My only caveat is that the engine access in the CS is, IMHO, not great.

If you're interested, here are some pics of one that I looked at. Lost Boat pictures by eherlihy - Photobucket


----------



## Maine Sail (Jan 6, 2003)

eherlihy said:


> ... of course I meant "tank" in a good way.
> 
> My only caveat is that the engine access in the CS is, IMHO, not great.
> 
> If you're interested, here are some pics of one that I looked at. Lost Boat pictures by eherlihy - Photobucket


I find this criticism odd. Both the starboard and port panels remove so both sides of the engine can be accessed plus the companionway removes too. I can easily reach every bit of my engine and have.

You guys should try working on a Bristol 35.5, Sabre 34, Catalina 30 or any Cape Dory ..... Poor engine access...NOT!!!!

This is starboard side access and it takes 15 seconds to get open. The entire silver panel on the port side also removes.









The port side is just as easy to get to from the lazarette.









Front side access is good too.


----------



## fallard (Nov 30, 2009)

The current PHRF list in New England has the CS36 with a 30 second/mile advantage over the Niagara 35, so the CS36 is obviously the faster boat--everything else being equal. The Niagara 35 is about 28 seconds faster than an Island Packet 35, so it isn't a slouch, either.
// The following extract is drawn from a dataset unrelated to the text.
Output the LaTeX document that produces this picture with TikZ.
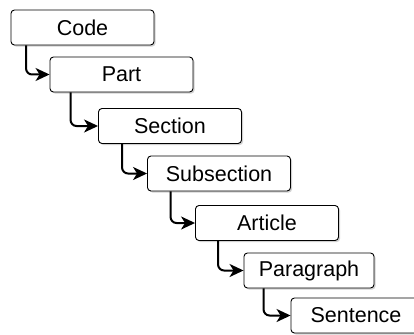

If you want a fast boat in this range, get a J-35, with more than 60 seconds/mile over the CS36. However, the original post was about offshore cruising--not racing. 

A properly constructed cored hull has its structural advantages over solid glass, and Hinterhoeller had an excellent reputation, so that is not a negative in my book for the Niagara 35. Also, the Niagara has a bulwark whereas the CS36 has an aluminum toe rail, which is less desirable when the seas pick up and you need to be on deck. 

Given the age of the boats (81/82), there could be a significant difference in condition and equipment. Since both have good reputations, it would come down to which package provides the best value after a survey, paying particular attention to structure, rigging, and the sail inventory, including heavy weather gear.


----------



## jimrafford (Jan 7, 2011)

While it may take just 30 seconds to remove the port access panel you first have to empty what ever you have stored in that compartment and pile it in the cockpit. To gain access to the waterpump you have to empty the starboard compartment from the cockpit, remove the panel, then go down to the quarterbirth and remove the panel in there. Not a big deal if you have time but when a tug and barge are bearing down on you it's a little stressful. Once the panels are removed access is excellent.
PS Maine sail
Nice photos.Your engine compartment is something to be proud of. I can see a bunch of improvements in the install that my boat didn't have.
Jim


----------



## killarney_sailor (May 4, 2006)

This was the decision I had to make a number of years ago (it seems to be a common pair of boats to come to for cruising in this size and price range). To complicate the matter there are two totally different interiors available for N35s - the older one has great sea berths but is 'odd' and you either like it or not. The newer one is very nice for a couple but costs quite a bit more. For the CSs, we only considered the CS36T which is a very different boat from the Merlin. One thing we did not like about the CS was the very flat, rounded bilge - water can roll up into lockers when you are heeled and you will heel a lot when offshore and there will be water in spite of your best efforts to stop it going in and to pump it out. The Niagara has a proper sump to collect the water which will help keep things dry in adjacent lockers.

The bottom line is that either is just fine. Choose based on condition, equipment, price and whatever turns your crank more.


----------



## casey1999 (Oct 18, 2010)

fallard said:


> Also, the Niagara has a bulwark whereas the CS36 has an aluminum toe rail, which is less desirable when the seas pick up and you need to be on deck.


What is bulwark? Why is aluminum toe rail less desirable when sea picks up? I was considering replacing my well worn out teak toe rail with aluminum.


----------



## Faster (Sep 13, 2005)

Proper bulwarks offer more secure footing (at 2+ inches) than a typical aluminum toerail at the deck edge on a heeled boat.

In the graphic below the 'raised rail' would be considered a bulwark.


----------